▶ [Exercise prompt]:
Using the material below, print a verbatim copy of every line from the one containing "Write the Chart.js code for this chart." through the one containing "4.2, 5.8, 5.9];", inclusive, and omit the pictures.
----- The data -----
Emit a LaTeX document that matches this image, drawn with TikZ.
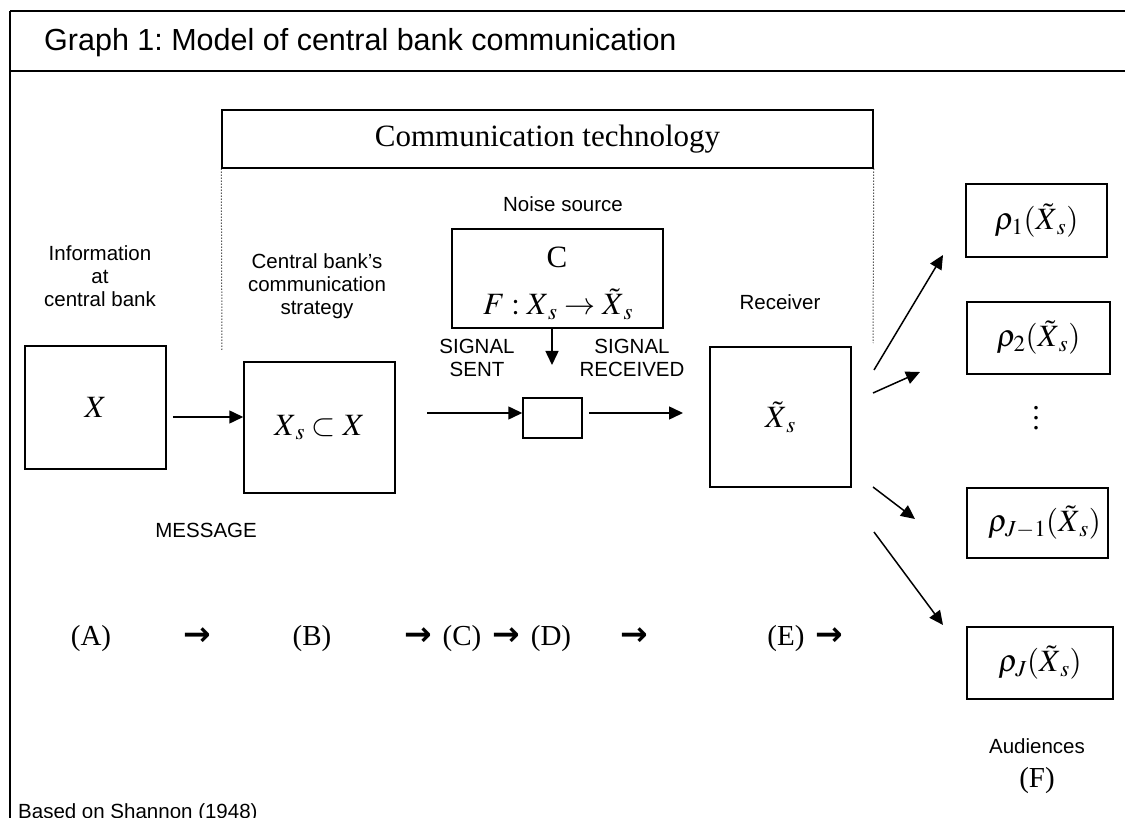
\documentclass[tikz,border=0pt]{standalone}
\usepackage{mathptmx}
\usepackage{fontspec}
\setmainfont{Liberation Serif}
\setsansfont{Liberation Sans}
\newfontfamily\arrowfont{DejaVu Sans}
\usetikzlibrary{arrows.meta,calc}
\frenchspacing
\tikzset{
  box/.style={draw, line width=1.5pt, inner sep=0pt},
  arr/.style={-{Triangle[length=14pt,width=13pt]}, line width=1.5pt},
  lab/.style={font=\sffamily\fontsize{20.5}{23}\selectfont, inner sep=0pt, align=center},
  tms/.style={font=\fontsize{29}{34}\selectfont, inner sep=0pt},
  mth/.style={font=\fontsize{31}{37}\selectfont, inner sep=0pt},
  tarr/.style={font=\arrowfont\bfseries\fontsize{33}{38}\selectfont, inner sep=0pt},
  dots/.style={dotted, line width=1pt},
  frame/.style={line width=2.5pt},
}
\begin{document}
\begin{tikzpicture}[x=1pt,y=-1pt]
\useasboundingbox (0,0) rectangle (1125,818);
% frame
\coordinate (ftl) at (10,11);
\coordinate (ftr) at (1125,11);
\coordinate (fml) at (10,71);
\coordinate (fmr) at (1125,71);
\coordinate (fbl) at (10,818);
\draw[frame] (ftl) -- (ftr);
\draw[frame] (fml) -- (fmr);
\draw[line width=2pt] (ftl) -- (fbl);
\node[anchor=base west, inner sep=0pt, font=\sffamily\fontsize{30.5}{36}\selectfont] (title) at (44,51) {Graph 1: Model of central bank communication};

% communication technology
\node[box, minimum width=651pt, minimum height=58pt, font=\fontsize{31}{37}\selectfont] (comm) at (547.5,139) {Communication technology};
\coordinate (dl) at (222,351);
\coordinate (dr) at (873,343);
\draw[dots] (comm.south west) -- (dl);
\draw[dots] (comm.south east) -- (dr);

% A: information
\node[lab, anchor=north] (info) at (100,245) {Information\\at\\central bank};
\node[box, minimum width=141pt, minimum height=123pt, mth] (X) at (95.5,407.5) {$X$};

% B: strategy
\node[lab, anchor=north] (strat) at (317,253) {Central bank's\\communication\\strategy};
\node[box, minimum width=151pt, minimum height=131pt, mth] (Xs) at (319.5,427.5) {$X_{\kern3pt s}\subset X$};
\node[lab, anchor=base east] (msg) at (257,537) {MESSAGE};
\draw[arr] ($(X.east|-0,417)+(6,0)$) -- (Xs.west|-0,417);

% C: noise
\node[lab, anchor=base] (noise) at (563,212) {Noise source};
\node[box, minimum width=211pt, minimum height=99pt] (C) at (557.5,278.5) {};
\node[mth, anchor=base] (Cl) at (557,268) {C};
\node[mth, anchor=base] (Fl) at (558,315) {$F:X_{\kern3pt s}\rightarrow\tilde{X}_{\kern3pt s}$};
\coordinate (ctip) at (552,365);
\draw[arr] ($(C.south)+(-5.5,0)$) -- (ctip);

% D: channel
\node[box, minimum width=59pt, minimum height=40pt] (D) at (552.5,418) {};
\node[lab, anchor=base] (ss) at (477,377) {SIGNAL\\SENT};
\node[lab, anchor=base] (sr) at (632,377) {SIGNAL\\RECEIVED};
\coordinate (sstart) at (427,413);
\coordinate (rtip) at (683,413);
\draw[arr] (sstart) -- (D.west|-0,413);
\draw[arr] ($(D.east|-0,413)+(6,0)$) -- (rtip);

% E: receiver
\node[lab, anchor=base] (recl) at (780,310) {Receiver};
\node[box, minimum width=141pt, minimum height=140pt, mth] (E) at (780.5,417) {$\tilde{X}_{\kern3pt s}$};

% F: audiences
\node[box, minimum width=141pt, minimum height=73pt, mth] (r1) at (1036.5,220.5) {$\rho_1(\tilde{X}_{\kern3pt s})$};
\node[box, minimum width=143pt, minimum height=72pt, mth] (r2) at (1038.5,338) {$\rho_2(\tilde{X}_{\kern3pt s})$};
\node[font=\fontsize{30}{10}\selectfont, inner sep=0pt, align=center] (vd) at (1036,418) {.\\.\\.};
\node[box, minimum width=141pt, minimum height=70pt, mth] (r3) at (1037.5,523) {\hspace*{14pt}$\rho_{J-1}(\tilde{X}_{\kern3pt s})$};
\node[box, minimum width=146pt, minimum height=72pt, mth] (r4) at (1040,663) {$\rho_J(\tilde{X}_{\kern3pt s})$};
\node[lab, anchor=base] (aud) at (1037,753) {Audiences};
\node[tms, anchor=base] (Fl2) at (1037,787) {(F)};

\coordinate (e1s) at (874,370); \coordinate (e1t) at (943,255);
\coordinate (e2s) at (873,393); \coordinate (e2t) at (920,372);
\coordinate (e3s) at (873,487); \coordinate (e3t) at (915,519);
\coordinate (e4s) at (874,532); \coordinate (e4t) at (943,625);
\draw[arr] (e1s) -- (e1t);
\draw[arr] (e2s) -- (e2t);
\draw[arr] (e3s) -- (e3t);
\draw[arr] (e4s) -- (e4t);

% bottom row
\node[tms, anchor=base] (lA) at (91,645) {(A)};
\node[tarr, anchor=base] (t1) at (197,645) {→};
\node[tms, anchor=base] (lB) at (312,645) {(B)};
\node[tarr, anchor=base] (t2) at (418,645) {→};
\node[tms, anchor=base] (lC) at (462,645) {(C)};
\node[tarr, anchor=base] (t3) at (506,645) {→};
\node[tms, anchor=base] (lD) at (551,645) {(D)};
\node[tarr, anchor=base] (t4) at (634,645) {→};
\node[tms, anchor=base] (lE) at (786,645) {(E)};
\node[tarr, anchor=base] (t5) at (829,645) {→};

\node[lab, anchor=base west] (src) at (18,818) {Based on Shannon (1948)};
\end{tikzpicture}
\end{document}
-----
----- The data -----
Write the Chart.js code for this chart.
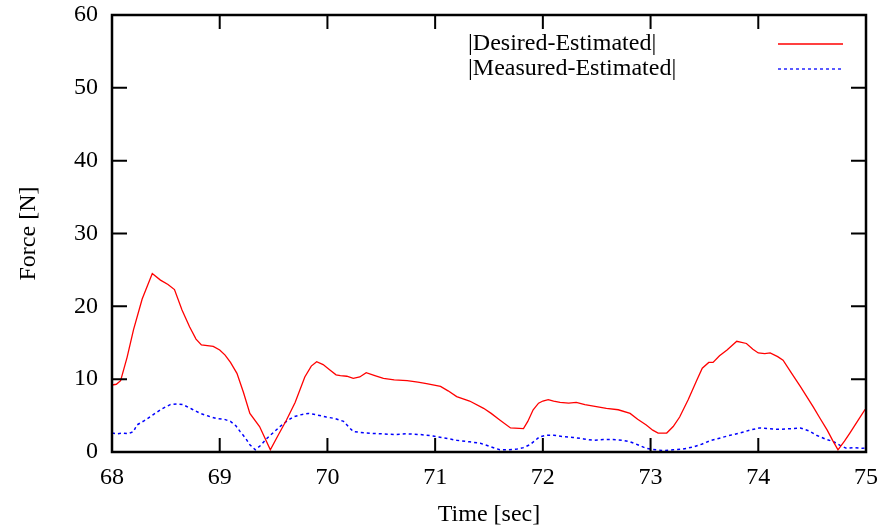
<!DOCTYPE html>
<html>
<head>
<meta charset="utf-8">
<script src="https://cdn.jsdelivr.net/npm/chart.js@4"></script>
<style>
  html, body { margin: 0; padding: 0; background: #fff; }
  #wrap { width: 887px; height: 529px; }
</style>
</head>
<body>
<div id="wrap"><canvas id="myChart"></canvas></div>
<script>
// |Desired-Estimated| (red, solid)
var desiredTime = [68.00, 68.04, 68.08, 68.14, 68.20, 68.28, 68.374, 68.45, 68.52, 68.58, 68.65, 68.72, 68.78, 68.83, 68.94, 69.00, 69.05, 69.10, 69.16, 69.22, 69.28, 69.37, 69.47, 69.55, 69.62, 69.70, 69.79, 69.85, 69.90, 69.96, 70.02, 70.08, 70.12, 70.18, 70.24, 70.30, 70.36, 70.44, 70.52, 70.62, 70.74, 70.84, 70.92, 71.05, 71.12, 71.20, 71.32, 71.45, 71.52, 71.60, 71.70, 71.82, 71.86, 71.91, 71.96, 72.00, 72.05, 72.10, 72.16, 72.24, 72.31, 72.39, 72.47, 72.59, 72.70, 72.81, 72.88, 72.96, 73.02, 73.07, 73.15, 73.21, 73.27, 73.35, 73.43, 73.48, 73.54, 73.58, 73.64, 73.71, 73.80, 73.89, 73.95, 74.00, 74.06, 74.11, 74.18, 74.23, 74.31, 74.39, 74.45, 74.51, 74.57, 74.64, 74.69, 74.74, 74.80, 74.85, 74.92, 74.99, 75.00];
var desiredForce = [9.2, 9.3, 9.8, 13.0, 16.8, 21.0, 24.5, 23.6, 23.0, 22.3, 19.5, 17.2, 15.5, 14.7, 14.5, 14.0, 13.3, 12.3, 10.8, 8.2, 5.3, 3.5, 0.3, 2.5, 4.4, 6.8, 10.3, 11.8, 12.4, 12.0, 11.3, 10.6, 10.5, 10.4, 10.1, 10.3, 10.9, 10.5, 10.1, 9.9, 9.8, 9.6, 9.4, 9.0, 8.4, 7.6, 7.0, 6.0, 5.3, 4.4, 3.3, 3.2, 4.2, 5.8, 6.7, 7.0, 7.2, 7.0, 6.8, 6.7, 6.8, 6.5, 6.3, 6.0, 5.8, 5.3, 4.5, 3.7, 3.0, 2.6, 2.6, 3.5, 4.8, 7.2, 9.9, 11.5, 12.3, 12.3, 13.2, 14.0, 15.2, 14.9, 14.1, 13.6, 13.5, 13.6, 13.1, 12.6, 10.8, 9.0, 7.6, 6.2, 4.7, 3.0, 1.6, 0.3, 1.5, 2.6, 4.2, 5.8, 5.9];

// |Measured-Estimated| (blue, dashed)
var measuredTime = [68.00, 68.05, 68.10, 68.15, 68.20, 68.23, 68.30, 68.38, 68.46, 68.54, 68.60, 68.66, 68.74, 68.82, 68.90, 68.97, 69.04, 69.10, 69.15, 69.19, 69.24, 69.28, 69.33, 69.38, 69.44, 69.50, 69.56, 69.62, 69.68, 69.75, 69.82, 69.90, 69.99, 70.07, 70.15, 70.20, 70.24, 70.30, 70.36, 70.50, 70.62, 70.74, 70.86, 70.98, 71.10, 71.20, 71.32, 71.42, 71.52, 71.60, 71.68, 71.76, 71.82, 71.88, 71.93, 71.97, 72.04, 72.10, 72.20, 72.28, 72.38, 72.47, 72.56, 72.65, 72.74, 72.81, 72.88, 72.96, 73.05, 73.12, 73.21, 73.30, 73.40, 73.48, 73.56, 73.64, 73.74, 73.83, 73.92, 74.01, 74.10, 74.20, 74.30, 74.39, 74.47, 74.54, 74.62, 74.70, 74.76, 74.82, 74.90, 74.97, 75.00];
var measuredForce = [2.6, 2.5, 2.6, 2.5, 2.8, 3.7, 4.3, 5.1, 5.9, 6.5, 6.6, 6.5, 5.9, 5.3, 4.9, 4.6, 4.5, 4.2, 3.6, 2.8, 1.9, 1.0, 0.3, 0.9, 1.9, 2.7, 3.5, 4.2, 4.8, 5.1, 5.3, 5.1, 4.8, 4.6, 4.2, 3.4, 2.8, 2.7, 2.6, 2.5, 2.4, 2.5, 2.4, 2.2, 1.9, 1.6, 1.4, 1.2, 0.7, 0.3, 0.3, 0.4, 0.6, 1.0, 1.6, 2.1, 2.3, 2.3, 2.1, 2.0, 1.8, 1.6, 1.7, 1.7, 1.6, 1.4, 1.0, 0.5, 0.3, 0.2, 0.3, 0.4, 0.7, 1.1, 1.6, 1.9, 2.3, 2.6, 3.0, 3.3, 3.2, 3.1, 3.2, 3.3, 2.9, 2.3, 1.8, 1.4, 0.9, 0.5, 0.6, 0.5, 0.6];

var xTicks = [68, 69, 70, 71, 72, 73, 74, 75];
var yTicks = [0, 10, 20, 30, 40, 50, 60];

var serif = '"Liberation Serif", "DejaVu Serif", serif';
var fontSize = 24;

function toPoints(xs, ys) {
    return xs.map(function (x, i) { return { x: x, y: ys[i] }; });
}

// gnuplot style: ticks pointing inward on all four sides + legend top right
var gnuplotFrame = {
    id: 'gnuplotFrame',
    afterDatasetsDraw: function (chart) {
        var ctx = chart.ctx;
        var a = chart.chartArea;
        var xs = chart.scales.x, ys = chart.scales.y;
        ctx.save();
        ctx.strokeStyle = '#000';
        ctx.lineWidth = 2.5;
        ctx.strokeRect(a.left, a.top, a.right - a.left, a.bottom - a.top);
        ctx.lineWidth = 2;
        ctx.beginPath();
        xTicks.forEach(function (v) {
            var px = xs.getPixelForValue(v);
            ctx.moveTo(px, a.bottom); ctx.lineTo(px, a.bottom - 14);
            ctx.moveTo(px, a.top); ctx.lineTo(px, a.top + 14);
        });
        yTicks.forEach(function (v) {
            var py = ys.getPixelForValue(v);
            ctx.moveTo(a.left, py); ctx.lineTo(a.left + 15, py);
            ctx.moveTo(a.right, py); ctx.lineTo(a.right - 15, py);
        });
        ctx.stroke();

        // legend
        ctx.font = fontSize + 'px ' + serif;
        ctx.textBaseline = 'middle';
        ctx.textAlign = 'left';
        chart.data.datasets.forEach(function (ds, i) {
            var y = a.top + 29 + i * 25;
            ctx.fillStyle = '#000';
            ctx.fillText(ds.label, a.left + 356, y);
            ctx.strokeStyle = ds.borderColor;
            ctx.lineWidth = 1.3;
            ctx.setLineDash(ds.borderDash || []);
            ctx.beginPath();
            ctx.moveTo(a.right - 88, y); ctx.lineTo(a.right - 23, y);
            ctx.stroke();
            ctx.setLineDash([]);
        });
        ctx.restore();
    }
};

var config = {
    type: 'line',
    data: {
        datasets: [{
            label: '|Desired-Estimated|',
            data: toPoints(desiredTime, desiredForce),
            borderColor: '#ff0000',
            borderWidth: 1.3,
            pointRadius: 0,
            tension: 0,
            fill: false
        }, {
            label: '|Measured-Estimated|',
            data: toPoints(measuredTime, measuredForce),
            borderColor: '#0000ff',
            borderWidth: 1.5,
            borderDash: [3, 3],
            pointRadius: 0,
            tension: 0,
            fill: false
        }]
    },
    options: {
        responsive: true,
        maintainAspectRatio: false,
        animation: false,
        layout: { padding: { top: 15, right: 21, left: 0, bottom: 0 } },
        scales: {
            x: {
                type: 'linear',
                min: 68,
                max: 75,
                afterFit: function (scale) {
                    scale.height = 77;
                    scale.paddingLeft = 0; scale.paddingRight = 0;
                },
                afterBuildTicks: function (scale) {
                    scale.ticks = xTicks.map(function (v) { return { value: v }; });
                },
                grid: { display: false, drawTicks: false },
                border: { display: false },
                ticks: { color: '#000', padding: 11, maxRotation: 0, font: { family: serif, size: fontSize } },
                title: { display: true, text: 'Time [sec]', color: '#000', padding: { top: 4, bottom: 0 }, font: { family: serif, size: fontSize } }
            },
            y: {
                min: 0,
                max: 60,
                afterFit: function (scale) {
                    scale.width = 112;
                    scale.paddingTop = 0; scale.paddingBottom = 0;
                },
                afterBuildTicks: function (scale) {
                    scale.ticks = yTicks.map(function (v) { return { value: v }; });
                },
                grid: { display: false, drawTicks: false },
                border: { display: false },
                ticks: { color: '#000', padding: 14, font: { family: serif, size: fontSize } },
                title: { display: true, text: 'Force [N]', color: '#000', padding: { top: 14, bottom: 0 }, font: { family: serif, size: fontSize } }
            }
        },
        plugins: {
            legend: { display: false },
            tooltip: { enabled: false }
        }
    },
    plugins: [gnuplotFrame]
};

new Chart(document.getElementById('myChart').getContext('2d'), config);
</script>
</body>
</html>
-----
----- The data -----
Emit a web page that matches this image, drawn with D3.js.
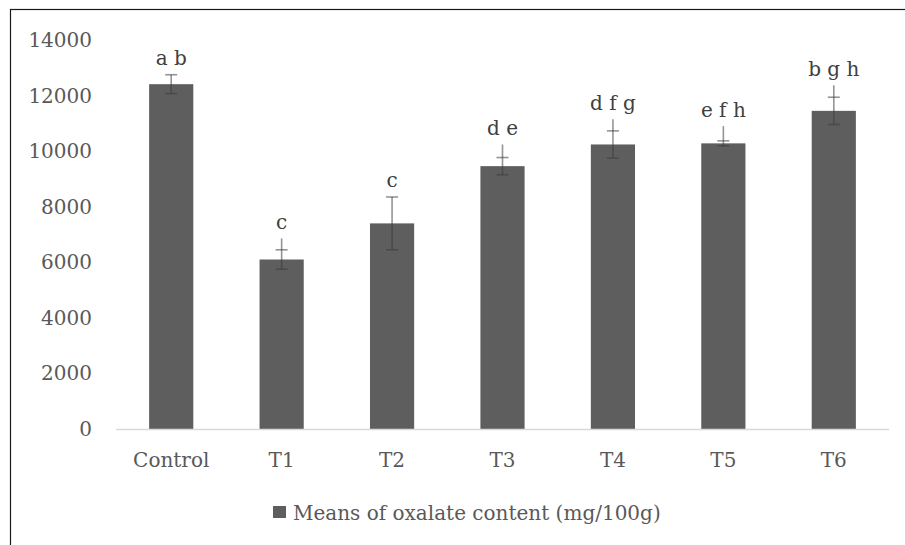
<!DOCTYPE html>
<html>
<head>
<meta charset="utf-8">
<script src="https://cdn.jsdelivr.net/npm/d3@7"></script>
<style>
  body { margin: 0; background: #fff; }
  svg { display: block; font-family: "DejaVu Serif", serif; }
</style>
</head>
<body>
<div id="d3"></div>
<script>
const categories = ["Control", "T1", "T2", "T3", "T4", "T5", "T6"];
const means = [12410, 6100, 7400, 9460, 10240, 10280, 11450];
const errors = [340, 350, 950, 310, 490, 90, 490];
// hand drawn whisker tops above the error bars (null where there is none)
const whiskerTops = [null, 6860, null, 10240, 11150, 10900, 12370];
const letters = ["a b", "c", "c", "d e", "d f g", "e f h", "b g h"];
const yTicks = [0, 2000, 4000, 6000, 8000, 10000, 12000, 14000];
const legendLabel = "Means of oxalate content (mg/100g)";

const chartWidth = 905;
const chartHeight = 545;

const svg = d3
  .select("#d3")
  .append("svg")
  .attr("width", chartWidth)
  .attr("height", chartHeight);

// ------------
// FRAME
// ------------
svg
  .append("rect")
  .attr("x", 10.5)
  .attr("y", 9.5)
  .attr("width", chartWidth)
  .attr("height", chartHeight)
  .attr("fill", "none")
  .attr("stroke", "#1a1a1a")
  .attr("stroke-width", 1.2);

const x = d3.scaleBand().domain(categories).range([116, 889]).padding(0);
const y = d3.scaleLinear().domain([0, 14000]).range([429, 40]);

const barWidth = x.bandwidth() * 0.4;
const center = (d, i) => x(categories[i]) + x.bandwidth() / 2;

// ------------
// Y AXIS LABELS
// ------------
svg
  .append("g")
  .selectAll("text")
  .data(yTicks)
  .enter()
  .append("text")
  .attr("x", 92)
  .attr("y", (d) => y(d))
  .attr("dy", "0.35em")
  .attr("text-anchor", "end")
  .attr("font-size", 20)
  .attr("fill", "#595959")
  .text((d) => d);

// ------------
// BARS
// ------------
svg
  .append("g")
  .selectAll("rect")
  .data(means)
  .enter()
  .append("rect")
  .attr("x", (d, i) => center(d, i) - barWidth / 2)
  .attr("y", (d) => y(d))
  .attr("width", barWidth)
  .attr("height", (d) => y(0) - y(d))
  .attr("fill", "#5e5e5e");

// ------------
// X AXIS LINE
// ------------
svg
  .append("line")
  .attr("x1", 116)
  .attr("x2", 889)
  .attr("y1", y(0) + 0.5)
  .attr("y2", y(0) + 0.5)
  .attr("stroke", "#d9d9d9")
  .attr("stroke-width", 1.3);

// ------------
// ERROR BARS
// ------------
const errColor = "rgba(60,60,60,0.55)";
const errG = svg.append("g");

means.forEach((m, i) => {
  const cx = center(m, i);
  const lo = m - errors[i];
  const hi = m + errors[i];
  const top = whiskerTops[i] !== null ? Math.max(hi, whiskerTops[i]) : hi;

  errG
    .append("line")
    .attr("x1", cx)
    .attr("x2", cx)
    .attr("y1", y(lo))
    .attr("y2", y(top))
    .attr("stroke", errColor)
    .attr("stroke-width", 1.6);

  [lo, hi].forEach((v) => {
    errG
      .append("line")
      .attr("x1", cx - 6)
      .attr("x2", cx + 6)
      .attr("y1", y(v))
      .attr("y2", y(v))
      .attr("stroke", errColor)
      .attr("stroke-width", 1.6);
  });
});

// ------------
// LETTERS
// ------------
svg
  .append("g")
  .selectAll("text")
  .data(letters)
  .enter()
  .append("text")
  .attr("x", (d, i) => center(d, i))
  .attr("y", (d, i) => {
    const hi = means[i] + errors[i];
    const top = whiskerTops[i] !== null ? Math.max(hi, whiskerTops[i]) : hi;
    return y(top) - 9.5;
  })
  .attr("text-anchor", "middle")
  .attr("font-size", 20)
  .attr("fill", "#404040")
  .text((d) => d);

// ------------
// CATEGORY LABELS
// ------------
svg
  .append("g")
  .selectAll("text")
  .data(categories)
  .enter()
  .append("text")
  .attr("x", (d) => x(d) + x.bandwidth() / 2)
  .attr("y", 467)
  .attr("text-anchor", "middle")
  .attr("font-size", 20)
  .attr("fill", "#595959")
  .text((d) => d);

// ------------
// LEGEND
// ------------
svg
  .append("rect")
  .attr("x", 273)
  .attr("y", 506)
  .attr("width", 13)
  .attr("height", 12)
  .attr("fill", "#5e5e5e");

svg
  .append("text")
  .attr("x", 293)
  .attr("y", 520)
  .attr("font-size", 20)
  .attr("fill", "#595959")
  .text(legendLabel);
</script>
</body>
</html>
-----
▶ [Worked solution]:
Write the Chart.js code for this chart.
<!DOCTYPE html>
<html>
<head>
<meta charset="utf-8">
<script src="https://cdn.jsdelivr.net/npm/chart.js@4"></script>
<style>
  html, body { margin: 0; padding: 0; background: #fff; }
  #wrap { width: 887px; height: 529px; }
</style>
</head>
<body>
<div id="wrap"><canvas id="myChart"></canvas></div>
<script>
// |Desired-Estimated| (red, solid)
var desiredTime = [68.00, 68.04, 68.08, 68.14, 68.20, 68.28, 68.374, 68.45, 68.52, 68.58, 68.65, 68.72, 68.78, 68.83, 68.94, 69.00, 69.05, 69.10, 69.16, 69.22, 69.28, 69.37, 69.47, 69.55, 69.62, 69.70, 69.79, 69.85, 69.90, 69.96, 70.02, 70.08, 70.12, 70.18, 70.24, 70.30, 70.36, 70.44, 70.52, 70.62, 70.74, 70.84, 70.92, 71.05, 71.12, 71.20, 71.32, 71.45, 71.52, 71.60, 71.70, 71.82, 71.86, 71.91, 71.96, 72.00, 72.05, 72.10, 72.16, 72.24, 72.31, 72.39, 72.47, 72.59, 72.70, 72.81, 72.88, 72.96, 73.02, 73.07, 73.15, 73.21, 73.27, 73.35, 73.43, 73.48, 73.54, 73.58, 73.64, 73.71, 73.80, 73.89, 73.95, 74.00, 74.06, 74.11, 74.18, 74.23, 74.31, 74.39, 74.45, 74.51, 74.57, 74.64, 74.69, 74.74, 74.80, 74.85, 74.92, 74.99, 75.00];
var desiredForce = [9.2, 9.3, 9.8, 13.0, 16.8, 21.0, 24.5, 23.6, 23.0, 22.3, 19.5, 17.2, 15.5, 14.7, 14.5, 14.0, 13.3, 12.3, 10.8, 8.2, 5.3, 3.5, 0.3, 2.5, 4.4, 6.8, 10.3, 11.8, 12.4, 12.0, 11.3, 10.6, 10.5, 10.4, 10.1, 10.3, 10.9, 10.5, 10.1, 9.9, 9.8, 9.6, 9.4, 9.0, 8.4, 7.6, 7.0, 6.0, 5.3, 4.4, 3.3, 3.2, 4.2, 5.8, 6.7, 7.0, 7.2, 7.0, 6.8, 6.7, 6.8, 6.5, 6.3, 6.0, 5.8, 5.3, 4.5, 3.7, 3.0, 2.6, 2.6, 3.5, 4.8, 7.2, 9.9, 11.5, 12.3, 12.3, 13.2, 14.0, 15.2, 14.9, 14.1, 13.6, 13.5, 13.6, 13.1, 12.6, 10.8, 9.0, 7.6, 6.2, 4.7, 3.0, 1.6, 0.3, 1.5, 2.6, 4.2, 5.8, 5.9];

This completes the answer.